You already knew about the H-Rank (ranking of every team by their performance over the past 10 games) and Q-Rank (ranking the teams by their performance in “tournament quality tests”). But now using the T-Rank Slice page you can specify your own periods of time to look at—here's last year’s results starting at Jan. 1—or by specifying your own cutoff for quality games—here’s a look at last year's results against top-25 competition. You can even combine them!

T-Ranketology returns

I tediously overfit T-Ranketology to last year’s results. So this year you’ll get a full season of tracking your team’s tourney chances in real-time. Or you can even tweak the inputs and create your own T-Ranketology!

T-Rank Time Machine

This is actually pretty fun. The T-Rank Time Machine lets you go back and look at T-Rank on a specific day during the past two seasons.
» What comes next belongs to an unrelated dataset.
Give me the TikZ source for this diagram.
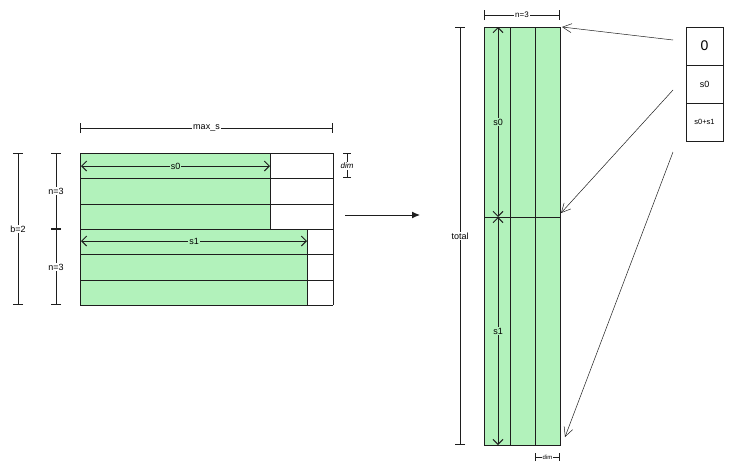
\documentclass[tikz,border=0pt]{standalone}
\usepackage{fontspec}
\setmainfont{Liberation Sans}
\usetikzlibrary{arrows.meta}
\definecolor{gr}{HTML}{B2F2BB}
\definecolor{ink}{HTML}{1E1E1E}
\begin{document}
\begin{tikzpicture}[x=1pt,y=-1pt,line width=0.6pt,draw=ink,
  dimA/.style={line width=1pt,{Bar[width=10pt]}-{Bar[width=10pt]}},
  dimB/.style={line width=1pt,{Straight Barb[length=5pt,width=10pt]}-{Straight Barb[length=5pt,width=10pt]}},
  lab/.style={fill=white,inner sep=1pt,font=\fontsize{9}{10}\selectfont},
  ptr/.style={line width=0.5pt,-{Straight Barb[length=9pt,width=9pt]}}]
\useasboundingbox (0,0) rectangle (730,469);
% left grid
\fill[gr] (80,153) rectangle (270,229);
\fill[gr] (80,229) rectangle (307,305);
\foreach \y in {153,178,204,229,254,280,305} \draw (80,\y) -- (333,\y);
\draw (80,153) -- (80,305) (333,153) -- (333,305) (270,153) -- (270,229) (307,229) -- (307,305);
\coordinate (ms1) at (80,128); \coordinate (ms2) at (333,128);
\draw[dimA] (ms1) -- node[lab]{max\_s} (ms2);
\coordinate (d1) at (347,153); \coordinate (d2) at (347,178);
\draw[line width=0.6pt,{Bar[width=8pt]}-{Bar[width=8pt]}] (d1) -- (d2);
\node[lab,font=\fontsize{8}{9}\selectfont\itshape] (dimL) at (347,166) {dim};
\coordinate (a1) at (56,153); \coordinate (a2) at (56,229); \coordinate (a3) at (56,305);
\draw[dimA] (a1) -- node[lab]{n=3} (a2);
\draw[dimA] (a2) -- node[lab]{n=3} (a3);
\coordinate (b1) at (18,153); \coordinate (b2) at (18,305);
\draw[dimA] (b1) -- node[lab]{b=2} (b2);
\coordinate (s0a) at (81,166); \coordinate (s0b) at (270,166);
\draw[dimB] (s0a) -- node[lab,fill=gr]{s0} (s0b);
\coordinate (s1a) at (81,241); \coordinate (s1b) at (307,241);
\draw[dimB] (s1a) -- node[lab,fill=gr]{s1} (s1b);
% big arrow
\coordinate (m1) at (345,215); \coordinate (m2) at (420,215);
\draw[line width=1pt,-{Latex[length=8pt,width=7pt]}] (m1) -- (m2);
% right column
\fill[gr] (484,27) rectangle (560,445);
\draw (484,27) rectangle (560,445);
\draw (510,27) -- (510,445) (535,27) -- (535,445) (484,217) -- (560,217);
\coordinate (n1) at (484,15); \coordinate (n2) at (560,15);
\draw[dimA] (n1) -- node[lab,font=\fontsize{8}{9}\selectfont]{n=3} (n2);
\coordinate (t1) at (460,27); \coordinate (t2) at (460,445);
\draw[dimA] (t1) -- node[lab]{total} (t2);
\coordinate (r0) at (498,27); \coordinate (r1) at (498,217); \coordinate (r2) at (498,445);
\draw[dimB] (r0) -- node[lab,fill=gr]{s0} (r1);
\draw[dimB] (r1) -- node[lab,fill=gr]{s1} (r2);
\coordinate (e1) at (535,457); \coordinate (e2) at (560,457);
\draw[line width=0.6pt,{Bar[width=8pt]}-{Bar[width=8pt]}] (e1) -- (e2);
\node[lab,font=\fontsize{6}{7}\selectfont] (dimR) at (547.5,457) {dim};
% table
\node[draw,minimum width=37pt,minimum height=38pt,inner sep=0,font=\fontsize{14}{15}\selectfont] (c0) at (704.5,46) {0};
\node[draw,minimum width=37pt,minimum height=38pt,inner sep=0,font=\fontsize{9}{10}\selectfont] (c1) at (704.5,84) {s0};
\node[draw,minimum width=37pt,minimum height=38pt,inner sep=0,font=\fontsize{7.5}{9}\selectfont] (c2) at (704.5,122) {s0+s1};
\coordinate (p0) at (673,40); \coordinate (q0) at (562,27);
\coordinate (p1) at (673,90); \coordinate (q1) at (561,213);
\coordinate (p2) at (673,152); \coordinate (q2) at (565,437);
\draw[ptr] (p0) -- (q0);
\draw[ptr] (p1) -- (q1);
\draw[ptr] (p2) -- (q2);
\end{tikzpicture}
\end{document}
For example, here’s Wisconsin on Jan. 12 of last season, when things were looking bleak. If you click through to the conference page, it will even let you run the conference odds as of that day. Notably, T-Rank gave Wisconsin less than a 0.1 percent chance of continuing its top-four steak at that moment. Do you believe in miracles?

So there you go, lots of fun stuff to play around with during the 2016-17 college basketball season!